Au petit déjeuner je fis mont entrée en scène. „Cette nuit j’ai entendu le tapageur!“ „Et voilà“ fut la réponse brève de ma grand-mère. Voici dix francs. Va voir le vicaire et demande lui de lire une messe. Le vicaire et pas le prêtre qui est suffisamment riche. Aussitôt dit, aussitôt fait. La course exécutée, je retournais à mes travaux dans les vignes et le verger. J’avais oublié le tapageur. Je ne fus plus réveillé la nuit par aucun martèlement.
Deux jours plus tard, le cercle du petit déjeuner constata que nous avions libéré une pauvre âme du purgatoire. Le martèlement s’était arrêté. Mais le phénomène ne me laissait pas tranquille. Comment l’esprit d’un défunt pouvait-il accéder à la cave à vin, à minuit pile, et produire des signaux acoustiques? Quelque chose clochait.
Plusieurs années plus tard, alors que j’étais déjà au lycée, le sujet des légendes et contes fut traité en classe et me rappela le tapageur de Loèche. Je revis le paysage valaisan. Cette vallée close qui abonde en histoires d’esprits, contes et légendes. Qui se transmettent de famille en famille depuis le moyen âge. Je me souviens des longues soirées d’hiver pendant lesquelles les grands nous faisaient peur avec leurs histoires de fantômes. Encore aujourd’hui j’ai froid dans le dos quand je pense aux pauvres âmes qui errent dans les champs et les landes.

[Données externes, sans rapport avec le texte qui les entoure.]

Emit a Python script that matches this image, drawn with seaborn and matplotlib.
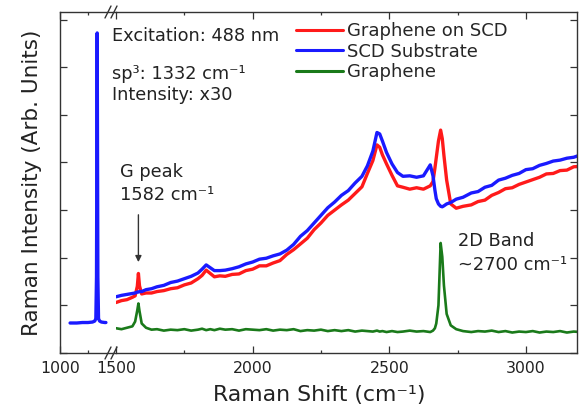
import matplotlib
matplotlib.use("Agg")
import matplotlib.pyplot as plt
from matplotlib.lines import Line2D
from matplotlib.ticker import MultipleLocator, FixedLocator
import pandas as pd
import seaborn as sns

# ---------------- data ----------------
laser_shift = [1090, 1150, 1200, 1250, 1290, 1310, 1320, 1326, 1332, 1338, 1344, 1354, 1370, 1400, 1410]
laser_blue = [0.63, 0.63, 0.64, 0.64, 0.65, 0.67, 0.72, 1.60, 6.72, 1.60, 0.72, 0.67, 0.65, 0.64, 0.64]

raman_shift = [
    1500, 1520, 1540, 1560, 1570, 1578, 1582, 1586, 1594, 1610,
    1630, 1650, 1675, 1700, 1725, 1750, 1775, 1800, 1815, 1830,
    1845, 1860, 1880, 1900, 1925, 1950, 1975, 2000, 2025, 2050,
    2075, 2100, 2125, 2150, 2175, 2200, 2225, 2250, 2275, 2300,
    2325, 2350, 2375, 2400, 2420, 2440, 2455, 2465, 2475, 2490,
    2510, 2530, 2550, 2575, 2600, 2625, 2650, 2660, 2667, 2672,
    2680, 2688, 2694, 2700, 2710, 2725, 2745, 2770, 2800, 2825,
    2850, 2875, 2900, 2925, 2950, 2975, 3000, 3025, 3050, 3075,
    3100, 3125, 3150, 3175, 3200]

graphene_on_scd = [
    1.06, 1.10, 1.12, 1.17, 1.20, 1.40, 1.67, 1.41, 1.24, 1.26,
    1.26, 1.29, 1.31, 1.35, 1.37, 1.43, 1.47, 1.56, 1.63, 1.74,
    1.67, 1.60, 1.62, 1.61, 1.65, 1.66, 1.73, 1.76, 1.83, 1.83,
    1.89, 1.94, 2.07, 2.17, 2.29, 2.41, 2.59, 2.73, 2.89, 3.00,
    3.11, 3.21, 3.35, 3.49, 3.77, 4.04, 4.37, 4.32, 4.16, 3.97,
    3.73, 3.51, 3.48, 3.44, 3.47, 3.44, 3.51, 3.60, 3.88, 4.10,
    4.45, 4.68, 4.50, 4.15, 3.63, 3.13, 3.04, 3.08, 3.11, 3.18,
    3.21, 3.31, 3.37, 3.45, 3.47, 3.54, 3.59, 3.64, 3.69, 3.76,
    3.77, 3.83, 3.84, 3.91, 3.92]

scd_substrate = [
    1.18, 1.21, 1.23, 1.25, 1.26, 1.28, 1.28, 1.29, 1.29, 1.33,
    1.35, 1.39, 1.42, 1.48, 1.51, 1.56, 1.61, 1.68, 1.76, 1.85,
    1.79, 1.73, 1.73, 1.74, 1.77, 1.81, 1.87, 1.91, 1.97, 1.99,
    2.04, 2.08, 2.16, 2.28, 2.45, 2.57, 2.73, 2.89, 3.05, 3.17,
    3.31, 3.41, 3.57, 3.71, 3.93, 4.24, 4.63, 4.60, 4.45, 4.21,
    3.97, 3.79, 3.71, 3.72, 3.69, 3.72, 3.95, 3.72, 3.42, 3.24,
    3.13, 3.08, 3.07, 3.09, 3.13, 3.16, 3.23, 3.27, 3.36, 3.39,
    3.48, 3.52, 3.63, 3.67, 3.73, 3.77, 3.85, 3.87, 3.94, 3.98,
    4.03, 4.05, 4.09, 4.11, 4.16]

graphene = [
    0.52, 0.50, 0.53, 0.56, 0.66, 0.90, 1.04, 0.88, 0.62, 0.53,
    0.49, 0.50, 0.47, 0.49, 0.48, 0.50, 0.47, 0.49, 0.51, 0.48,
    0.50, 0.48, 0.51, 0.49, 0.50, 0.47, 0.50, 0.49, 0.48, 0.50,
    0.47, 0.49, 0.48, 0.50, 0.46, 0.48, 0.47, 0.49, 0.46, 0.48,
    0.46, 0.48, 0.45, 0.47, 0.46, 0.45, 0.47, 0.45, 0.46, 0.44,
    0.46, 0.44, 0.45, 0.47, 0.45, 0.46, 0.44, 0.47, 0.52, 0.62,
    1.00, 2.31, 2.02, 1.42, 0.82, 0.58, 0.50, 0.46, 0.44, 0.46,
    0.45, 0.47, 0.44, 0.46, 0.43, 0.45, 0.44, 0.46, 0.43, 0.45,
    0.44, 0.46, 0.43, 0.45, 0.44]

series_names = ["Graphene on SCD", "SCD Substrate", "Graphene"]
g_peak = 1582
x_tick_labels_left = ["1000"]

# ---------------- style ----------------
sns.set_style("ticks")
plt.rcParams["font.family"] = ["DejaVu Sans"]
plt.rcParams["mathtext.fontset"] = "dejavusans"

RED, BLUE, GREEN = "#ff1a1a", "#1a1aff", "#1a7a1a"
TXT = "#222222"
colors = dict(zip(series_names, [RED, BLUE, GREEN]))
widths = dict(zip(series_names, [2.4, 2.4, 1.9]))

W, H = 586, 412
fig = plt.figure(figsize=(W / 100, H / 100), dpi=100)


def fx(px):
    return px / W


def fy(py):
    return 1 - py / H


L, M, R, T, B = 60, 116, 577, 12, 353
axL = fig.add_axes([fx(L), fy(B), (M - L) / W, (B - T) / H])
axR = fig.add_axes([fx(M), fy(B), (R - M) / W, (B - T) / H])

# ---------------- data frames ----------------
df_laser = pd.DataFrame({"shift": laser_shift, "intensity": laser_blue})
frames = []
for name, vals in zip(series_names, [graphene_on_scd, scd_substrate, graphene]):
    frames.append(pd.DataFrame({"shift": raman_shift, "intensity": vals, "series": name}))
df = pd.concat(frames, ignore_index=True)

sns.lineplot(data=df_laser, x="shift", y="intensity", color=BLUE, lw=2.4,
             ax=axL, estimator=None, sort=False)
for name in series_names:
    sns.lineplot(data=df[df["series"] == name], x="shift", y="intensity",
                 color=colors[name], lw=widths[name], ax=axR,
                 estimator=None, sort=False)

# ---------------- axes ----------------
YMAX = 7.16
for ax in (axL, axR):
    ax.set_ylim(0, YMAX)
    ax.set_xlabel("")
    ax.set_ylabel("")
    ax.yaxis.set_major_locator(MultipleLocator(1))
    for s in ax.spines.values():
        s.set_linewidth(1.0)
        s.set_color("#333333")
    ax.tick_params(axis="x", which="major", direction="in", top=True, bottom=True,
                   length=5, width=0.9, labelsize=11.3, pad=5.5, colors="#333333",
                   labelcolor=TXT)
    ax.tick_params(axis="x", which="minor", direction="in", top=True, bottom=True,
                   length=2.5, width=0.9, colors="#333333")
    ax.set_facecolor("none")

axL.set_xlim(1000, 1500)
axL.xaxis.set_major_locator(FixedLocator([1000]))
axL.set_xticklabels(x_tick_labels_left)
axL.xaxis.set_minor_locator(FixedLocator([1250]))
axL.spines["right"].set_visible(False)
axL.tick_params(axis="y", left=True, right=False, labelleft=False,
                direction="in", length=5, width=0.9, colors="#333333")

axR.set_xlim(1500, 3187)
axR.xaxis.set_major_locator(MultipleLocator(500))
axR.xaxis.set_minor_locator(MultipleLocator(250))
axR.spines["left"].set_visible(False)
axR.tick_params(axis="y", left=False, right=True, labelleft=False, labelright=False,
                direction="in", length=5, width=0.9, colors="#333333")

# break marks
for yy in (T, B):
    for cx in (108, 114):
        fig.add_artist(Line2D([fx(cx - 3), fx(cx + 3)], [fy(yy + 6), fy(yy - 6)],
                              transform=fig.transFigure, color="#333333", lw=1.0))

# ---------------- labels ----------------
fig.text(fx(319), fy(401), "Raman Shift (cm\u207b\u00b9)", ha="center", va="baseline",
         fontsize=15.8, color=TXT)
fig.text(fx(32), fy(183), "Raman Intensity (Arb. Units)", ha="center", va="center",
         rotation=90, fontsize=15.5, color=TXT)

fs = 12.8
fig.text(fx(112), fy(41), "Excitation: 488 nm", fontsize=fs, va="baseline", color=TXT)
fig.text(fx(112), fy(79), "sp\u00b3: 1332 cm\u207b\u00b9", fontsize=fs, va="baseline", color=TXT)
fig.text(fx(112), fy(100), "Intensity: x30", fontsize=fs, va="baseline", color=TXT)
fig.text(fx(120), fy(177), "G peak", fontsize=fs, va="baseline", color=TXT)
fig.text(fx(120), fy(200), "1582 cm\u207b\u00b9", fontsize=fs, va="baseline", color=TXT)
fig.text(fx(458), fy(246), "2D Band", fontsize=fs, va="baseline", color=TXT)
fig.text(fx(458), fy(270), "~2700 cm\u207b\u00b9", fontsize=fs, va="baseline", color=TXT)

axR.annotate("", xy=(g_peak, 1.85), xytext=(g_peak, 2.96),
             arrowprops=dict(arrowstyle="-|>", color="#333333", lw=1.0, mutation_scale=9))

handles = [Line2D([], [], color=colors[n], lw=2.2) for n in series_names]
fig.legend(handles, series_names, loc="upper left", bbox_to_anchor=(fx(296), fy(22)),
           frameon=False, fontsize=13.0, handlelength=2.6, handletextpad=0.25,
           labelspacing=0.15, borderpad=0, borderaxespad=0)

fig.savefig("out.png", dpi=100)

Pourtant il est connu que les lycéens à l’âge ingrat savent tout et savent mieux. L’explication par Renatus Cartesius et son „Cogito ergo sum“ était également derrière nous. Evidemment, les fantômes n’existent pas. Ils proviennent du passé le plus sombre. Du temps de l’ancien régime. Du temps où l’église menaça avec l’enfer, où le quotidien fut ennuyeux, réglé et monotone. Dans ce contexte dans lequel la superstition et le savoir cohabitaient, les pauvres âmes furent que des acteurs importants des histoires d’épouvante. Des histoires plaisantes, de la littérature intéressante. Et rien d’autre.
N’empêche que j’avais réellement entendu le tapageur.